Christopher Bareham, a student at the University of Tampa in Tampa, Florida, has held several unpaid internships and reports he learned a lot from each one. “The people were great and it really helped me define what career I want to pursue in the future,” Bareham says. “Sometimes an internship helps you figure out the type of work you don’t want to do before you go ahead and take a lot of courses in that subject area.”     

In the court case of the interns filing a lawsuit against Fox Searchlight Pictures, a U.S. Court of Appeals recently set aside a lower court decision that ruled in favor of the students. The appeals court judge wrote that employers have considerable leeway to use unpaid interns legally when the work serves an educational purpose. He argued that the proper way to determine if a worker’s status should be as a paid employee versus an unpaid intern was to apply a “primary beneficiary test,” a concept proposed by Fox in which the worker can be considered an employee only if the employer benefits more from the relationship than the intern.

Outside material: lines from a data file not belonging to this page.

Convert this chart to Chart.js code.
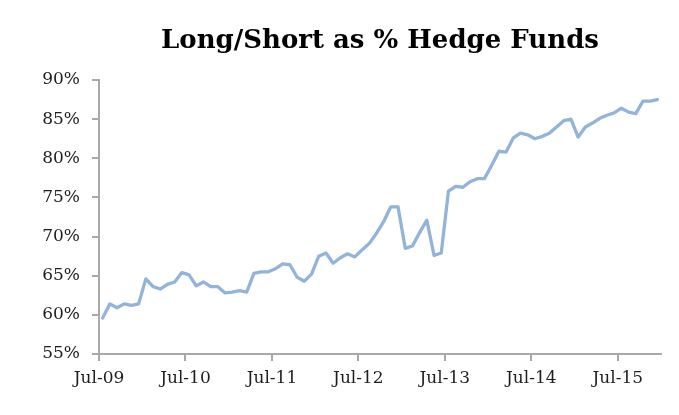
<!DOCTYPE html>
<html><head><meta charset="utf-8">
<script src="https://cdn.jsdelivr.net/npm/chart.js@4"></script>
<style>html,body{margin:0;padding:0;background:#fff}#wrap{width:679px;height:415px;position:relative}</style>
</head><body><div id="wrap"><canvas id="c"></canvas></div>
<script>
const titleText = 'Long/Short as % Hedge Funds';
// Monthly share (%), Jul-09 .. Dec-15
const values = [
  59.6, 61.4, 60.9, 61.4, 61.2, 61.4, 64.6, 63.6, 63.3, 63.9, 64.2, 65.4,
  65.1, 63.7, 64.2, 63.6, 63.6, 62.8, 62.9, 63.1, 62.9, 65.3, 65.5, 65.5,
  65.9, 66.5, 66.4, 64.8, 64.3, 65.2, 67.5, 67.9, 66.6, 67.3, 67.8, 67.4,
  68.3, 69.1, 70.4, 71.9, 73.8, 73.8, 68.5, 68.8, 70.5, 72.1, 67.6, 67.9,
  75.8, 76.4, 76.3, 77.0, 77.4, 77.4, 79.1, 80.9, 80.8, 82.6, 83.2, 83.0,
  82.5, 82.8, 83.2, 84.0, 84.8, 85.0, 82.7, 84.0, 84.5, 85.1, 85.5, 85.8,
  86.4, 85.9, 85.7, 87.3, 87.3, 87.5
];
const tickMonths = [0, 12, 24, 36, 48, 60, 72];
const tickLabels = ['Jul-09', 'Jul-10', 'Jul-11', 'Jul-12', 'Jul-13', 'Jul-14', 'Jul-15'];
const yMin = 55, yMax = 90, yStep = 5;
const axisMonths = 78;     // Jul-09 .. Jan-16
const midMonth = 0.5;      // monthly values plotted mid-month

const points = values.map((v, i) => ({ x: i + midMonth, y: v }));
const axisColor = '#a9a9a9';
const textColor = '#1e1e1e';
const serif = "'DejaVu Serif', 'Liberation Serif', serif";

new Chart(document.getElementById('c'), {
  type: 'line',
  data: { datasets: [{
    data: points,
    borderColor: '#93b3da',
    borderWidth: 3.3,
    pointRadius: 0,
    tension: 0,
    borderJoinStyle: 'round',
    borderCapStyle: 'round'
  }]},
  options: {
    responsive: true,
    maintainAspectRatio: false,
    animation: false,
    layout: { padding: { left: 0, right: 18, top: 0, bottom: 0 } },
    plugins: {
      legend: { display: false },
      tooltip: { enabled: false },
      title: {
        display: true,
        text: titleText,
        fullSize: false,
        color: '#000',
        font: { family: serif, size: 26, weight: 'bold', lineHeight: 1.2 },
        padding: { top: 26, bottom: 22.8 }
      }
    },
    scales: {
      x: {
        type: 'linear',
        min: 0, max: axisMonths,
        afterBuildTicks: s => { s.ticks = tickMonths.map(v => ({ value: v })); },
        afterFit: s => { s.height = 61; },
        grid: { drawOnChartArea: false, drawTicks: true, tickLength: 7, color: axisColor, lineWidth: 2 },
        border: { color: axisColor, width: 2 },
        ticks: {
          autoSkip: false, maxRotation: 0, padding: 7, color: textColor,
          font: { family: serif, size: 17 },
          callback: v => tickLabels[tickMonths.indexOf(v)]
        }
      },
      y: {
        min: yMin, max: yMax,
        afterFit: s => { s.width = 99; },
        grid: { drawOnChartArea: false, drawTicks: true, tickLength: 7, color: axisColor, lineWidth: 2 },
        border: { color: axisColor, width: 2 },
        ticks: {
          stepSize: yStep, padding: 12, color: textColor,
          font: { family: serif, size: 17 },
          callback: v => v + '%'
        }
      }
    }
  }
});
</script></body></html>
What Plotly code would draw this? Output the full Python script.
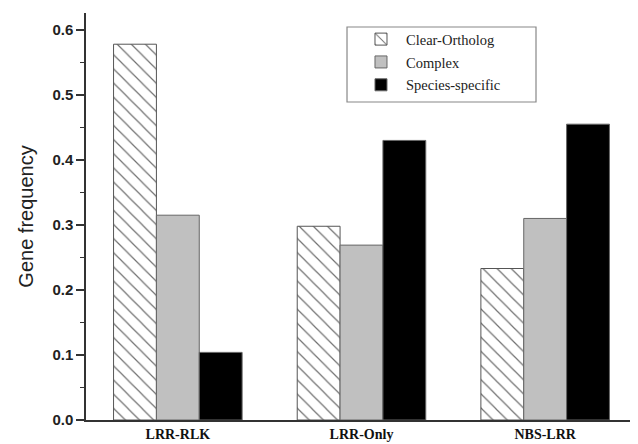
import plotly.graph_objects as go

categories = ["LRR-RLK", "LRR-Only", "NBS-LRR"]
clear_ortholog = [0.578, 0.298, 0.233]
complex_vals = [0.315, 0.269, 0.310]
species_specific = [0.104, 0.430, 0.455]
y_ticks = [0.0, 0.1, 0.2, 0.3, 0.4, 0.5, 0.6]
y_tick_labels = ["0.0", "0.1", "0.2", "0.3", "0.4", "0.5", "0.6"]

fig = go.Figure()
fig.add_trace(go.Bar(
    name="Clear-Ortholog", x=categories, y=clear_ortholog, legendgroup="a",
    marker=dict(color="white", line=dict(color="#555555", width=1),
                pattern=dict(shape="\\", size=10, solidity=0.12,
                             fgcolor="#707070", bgcolor="white", fillmode="replace")),
))
fig.add_trace(go.Bar(
    name="Complex", x=categories, y=complex_vals, legendgroup="b",
    marker=dict(color="#c0c0c0", line=dict(color="#666666", width=1)),
))
fig.add_trace(go.Bar(
    name="Species-specific", x=categories, y=species_specific, legendgroup="c",
    marker=dict(color="black", line=dict(color="#666666", width=1)),
))

# legend frame (decoration)
fig.add_shape(type="rect", xref="paper", yref="paper",
              x0=0.4737, x1=0.8167, y0=0.7813, y1=0.9656,
              line=dict(color="#888888", width=1.2), fillcolor="rgba(0,0,0,0)")

fig.update_layout(
    width=638, height=444,
    margin=dict(l=78, r=9, t=5, b=32),
    paper_bgcolor="white", plot_bgcolor="white",
    barmode="group", bargap=0.3, bargroupgap=0,
    showlegend=True,
    legend=dict(
        x=0.490, y=0.975, xanchor="left", yanchor="top",
        borderwidth=0, bgcolor="rgba(0,0,0,0)",
        font=dict(family="Liberation Serif, Times New Roman, serif", size=14.5, color="#222222"),
        tracegroupgap=1, itemwidth=40,
    ),
    xaxis=dict(
        range=[-0.5, 2.5], showline=True, linecolor="#333333", linewidth=1.5,
        ticks="", showgrid=False, zeroline=False,
        tickfont=dict(family="Liberation Serif, Times New Roman, serif", size=14, color="#111111", weight="bold"),
    ),
    yaxis=dict(
        range=[0, 0.626], showline=True, linecolor="#333333", linewidth=1.5,
        tickvals=y_ticks, ticktext=y_tick_labels,
        ticks="outside", ticklen=8, tickwidth=1.5, tickcolor="#333333",
        minor=dict(dtick=0.05, ticks="outside", ticklen=4, tickwidth=1.2, tickcolor="#333333", showgrid=False),
        showgrid=False, zeroline=False,
        tickfont=dict(family="Liberation Sans, Arial, sans-serif", size=15, color="#222222", weight="bold"),
        title=dict(text="Gene frequency", standoff=13,
                   font=dict(family="Liberation Sans, Arial, sans-serif", size=20, color="#222222")),
    ),
)

fig.write_html("out.html")
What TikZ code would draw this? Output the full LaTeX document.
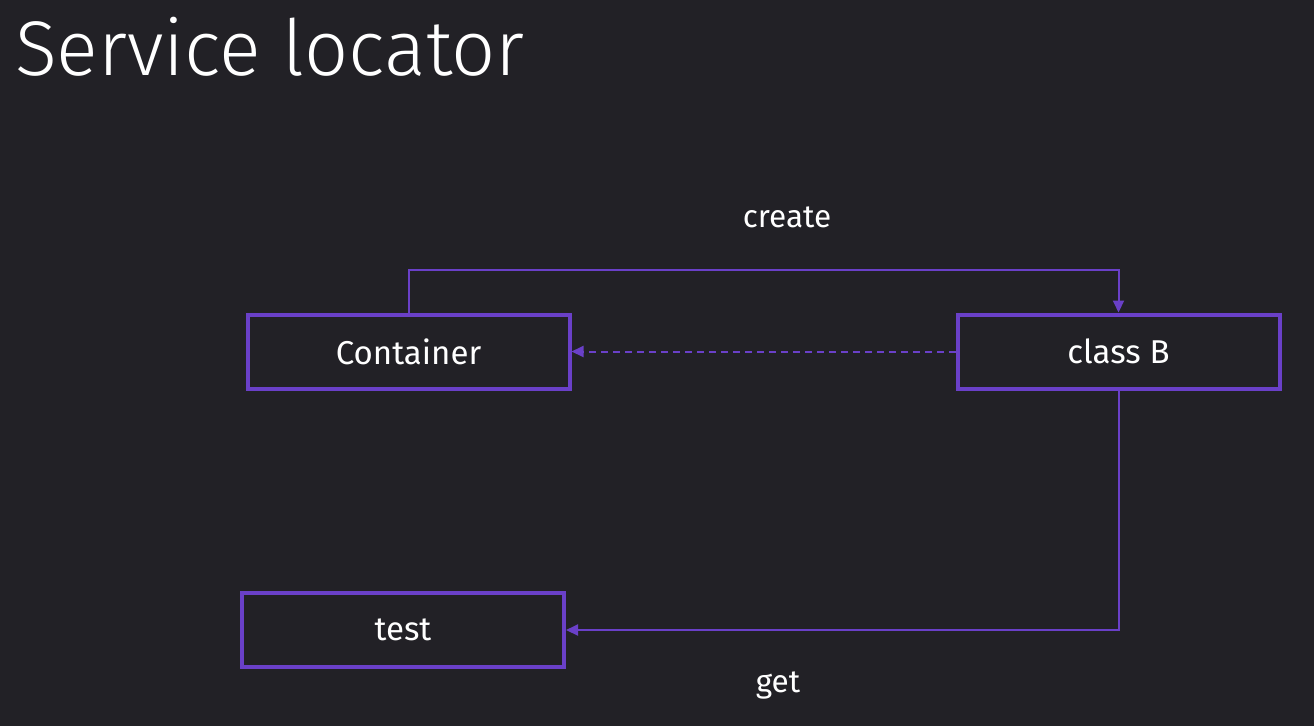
\documentclass[tikz,border=0pt]{standalone}
\usepackage{fontspec}
\setmainfont{Fira Sans}
\newfontfamily\titlefont{Fira Sans Light}
\usetikzlibrary{arrows.meta}
\definecolor{bg}{HTML}{222126}
\definecolor{purp}{HTML}{6A40C8}
\tikzset{
  box/.style={draw=purp, line width=4pt, minimum width=322pt, minimum height=74pt, inner sep=0pt, text=white, font=\fontsize{33}{40}\selectfont},
  conn/.style={draw=purp, line width=2pt, -{Triangle[length=12pt,width=11pt]}},
  lbl/.style={text=white, font=\fontsize{31.5}{38}\selectfont}
}
\begin{document}
\begin{tikzpicture}[x=1pt,y=-1pt]
\fill[bg] (0,0) rectangle (1314,726);
\useasboundingbox (0,0) rectangle (1314,726);
\node[anchor=base west, text=white, inner sep=0pt, font=\titlefont\fontsize{77.5}{90}\selectfont] (title) at (15,75) {Service locator};
\node[box] (cont) at (408.5,351.5) {Container};
\node[box] (clsb) at (1118.5,351.5) {class B};
\node[box] (test) at (403,630) {test};
\coordinate (c1) at (408.5,270);
\coordinate (c2) at (1118.5,270);
\coordinate (g1) at (1118.5,630);
\draw[conn] (cont.north) -- (c1) -- (c2) -- (clsb.north);
\draw[conn, dashed, dash pattern=on 7pt off 5pt] (clsb.west) -- (cont.east);
\draw[conn] (clsb.south) -- (g1) -- (test.east);
\node[lbl] (create) at (787,217) {create};
\node[lbl] (get) at (778,685) {get};
\end{tikzpicture}
\end{document}
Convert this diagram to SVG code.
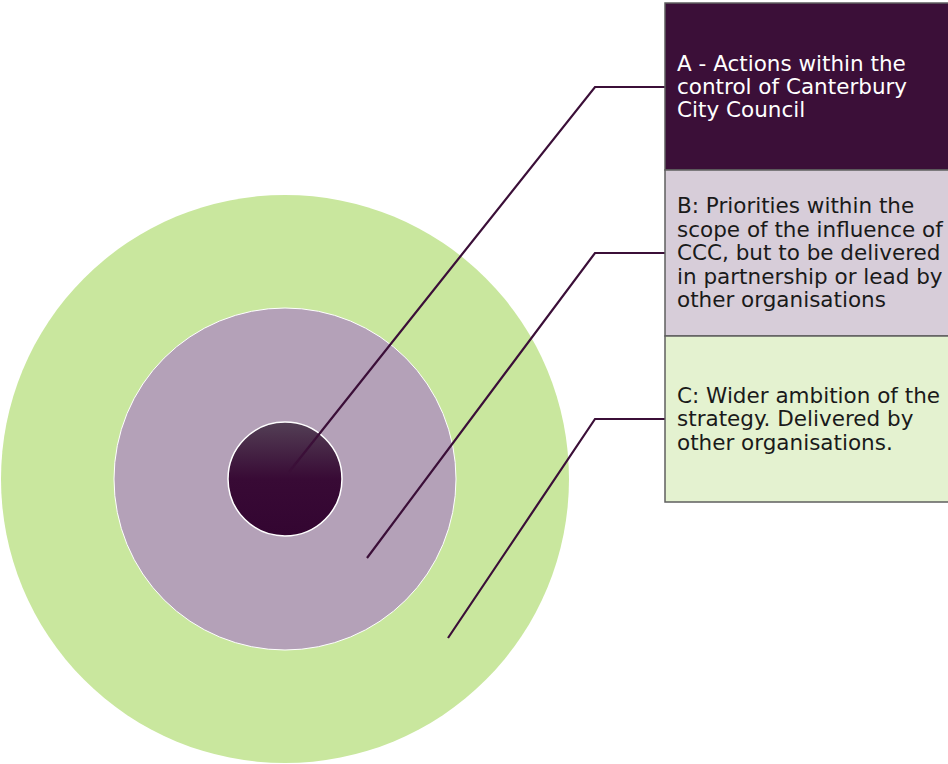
<svg xmlns="http://www.w3.org/2000/svg" width="948" height="764" viewBox="0 0 948 764">
<defs>
<linearGradient id="gA" x1="0" y1="0" x2="0" y2="1">
<stop offset="0" stop-color="#533f55"/>
<stop offset="0.5" stop-color="#380a35"/>
<stop offset="1" stop-color="#330531"/>
</linearGradient>
<style>
.box{stroke:#5f5f5f;stroke-width:1.5}
.t{font-family:"DejaVu Sans",Verdana,sans-serif;font-size:21.5px}
.conn{fill:none;stroke:#3b0f38;stroke-width:2.2}
</style>
</defs>
<g id="ringC"><circle cx="285" cy="479" r="284" fill="#c9e79e"/></g>
<g id="ringB"><circle cx="285" cy="479" r="171" fill="#b4a1b8" stroke="#ffffff" stroke-width="1"/></g>
<g id="ringA"><circle cx="285" cy="479" r="57" fill="url(#gA)" stroke="#ffffff" stroke-width="1.5"/></g>
<g id="connectors">
<polyline class="conn" points="289,472 595,87 665,87"/>
<polyline class="conn" points="367,558 595,253 665,253"/>
<polyline class="conn" points="448,638 595,419 665,419"/>
</g>
<g id="boxA">
<rect class="box" x="665" y="3" width="284" height="167" fill="#3b0f38"/>
<text class="t" fill="#ffffff"><tspan x="677" y="71">A - Actions within the</tspan><tspan x="677" y="94">control of Canterbury</tspan><tspan x="677" y="117">City Council</tspan></text>
</g>
<g id="boxB">
<rect class="box" x="665" y="170" width="284" height="166" fill="#d7cdd9"/>
<text class="t" fill="#1a1a1a"><tspan x="677" y="213">B: Priorities within the</tspan><tspan x="677" y="237">scope of the influence of</tspan><tspan x="677" y="260">CCC, but to be delivered</tspan><tspan x="677" y="284">in partnership or lead by</tspan><tspan x="677" y="307">other organisations</tspan></text>
</g>
<g id="boxC">
<rect class="box" x="665" y="336" width="284" height="166" fill="#e4f2d0"/>
<text class="t" fill="#1a1a1a"><tspan x="677" y="403">C: Wider ambition of the</tspan><tspan x="677" y="426">strategy. Delivered by</tspan><tspan x="677" y="450">other organisations.</tspan></text>
</g>
</svg>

It would be a shame to see the end of internship programs simply because companies are afraid of getting sued. If you are unsure if your program meets the requirements, contact your company’s legal counsel or an attorney who specializes in labor law. You also can check with the Department of Labor. It offers a helpful tip sheet at www.dol.gov/whd/regs/compliance/whdfs71.pdf or visit its Wage and Hour Division website at www.dol.gov/whd. If you knew the facts and can define clearly how the student will benefit, both sides will end up in the winners’ circle.